Sometimes I believe that my friends are laughing at my number nerdisms when I’m not around.  They do not fully appreciate the excitement I get when there are days like this. Back in 2011, I had a little classroom celebration on November eleventh.  We all wore name tags with the number eleven written in different languages, and we made a toast with stick-like snacks (pretzel sticks, carrots, celery, etc.) when the digital clock on my Smartboard showed eleven minutes and eleven seconds past eleven o’clock.  C’mon, how many times do you get to see 11:11:11 on 11-11-11?    

To me, this was almost as momentous as that day when I was in high school and some friends and I went to see a midnight showing of The Who’s movie, The Kids Are Alright. We all headed to the lobby so that we could have a toast (Note: this was how I converted some friends to number nerdism in high school…with toasting opportunities) to the digital time at thirty-four minutes past midnight on the sixth day of May in 1978.  Apparently, the excitement over learning to count never really got old for me, so 12:34 on 5-6-78 was a banner moment in my childhood. In that instant, I felt like the big cheese as a bunch of my high school buddies huddled around my watch like it was the ball at Times Square and cheered with as much enthusiasm as I actually felt, in that fleeting moment.  

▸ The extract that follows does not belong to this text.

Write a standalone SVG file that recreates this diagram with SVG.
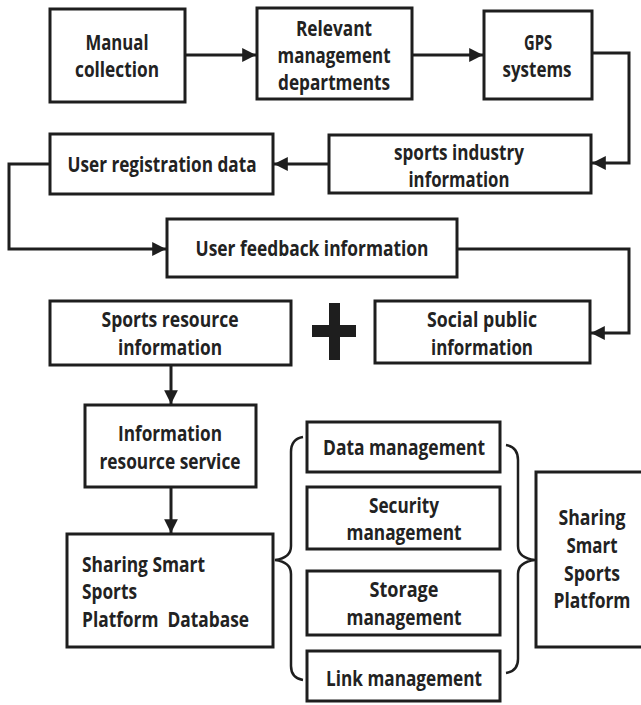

And speaking of cheese, this brings me back to my exclaiming student.  The moment had nothing to do with numbers, I’m sorry to say, but everything to do with feeling excitement over seemingly trivial things.  We’re learning about the food web in science, and we’re doing some experiments with decomposers. To some, this would be about as fascinating as the paint-drying observations that people always mock.  We put several types of food (crackers, bread, apple slices, and cheese inside a zip-lock bag, but before that, each team of scientists tried to think of something that might promote mold growth or decomposition.  Lexi’s team had sprinkled warm water on their foods before sealing the bag. Others had breathed their personal microbes into the bag, while another group had wiped the foods on the soles of their shoes. On Thursday, Lexi had that moment of elation when she examined her foods under a hand lens.  Like a gleeful football fan celebrating a Hail Mary completion, she turned to the room, arms raised above her head and shouted her triumphant observation…because, who really doesn’t get excited when they see mold finally…FINALLY growing on their slice of cheese!

Enjoy your nachos, everyone, and happy palindrome day. Oh, yeah, I hope the football game is good, too.

4 thoughts on “The Big Cheese

  1. I love numbers, too. This is forever astonishing to my English students. I mean, if I’d been aware of it, 12:34 on 5-6-78 would have been a banner moment in my childhood. (Just a little too young – and yes, I experienced a pang of regret as I read & realized that I had missed it. At least I caught 02-02-2020.) May we all glory in the details; may your students continue to be excited about fuzzy cheese. Because, really, that is the best.

    Liked by 1 person

  2. Love how this piece starts in the present, journeys through the past and comes right back to the present! It is the little things that excite us that make us unique – mine may not be numbers, although I do like them, I think one of mine is watching and waiting for the first eggplant flower to appear, then droop to produce the most fabulous vegetable in the world.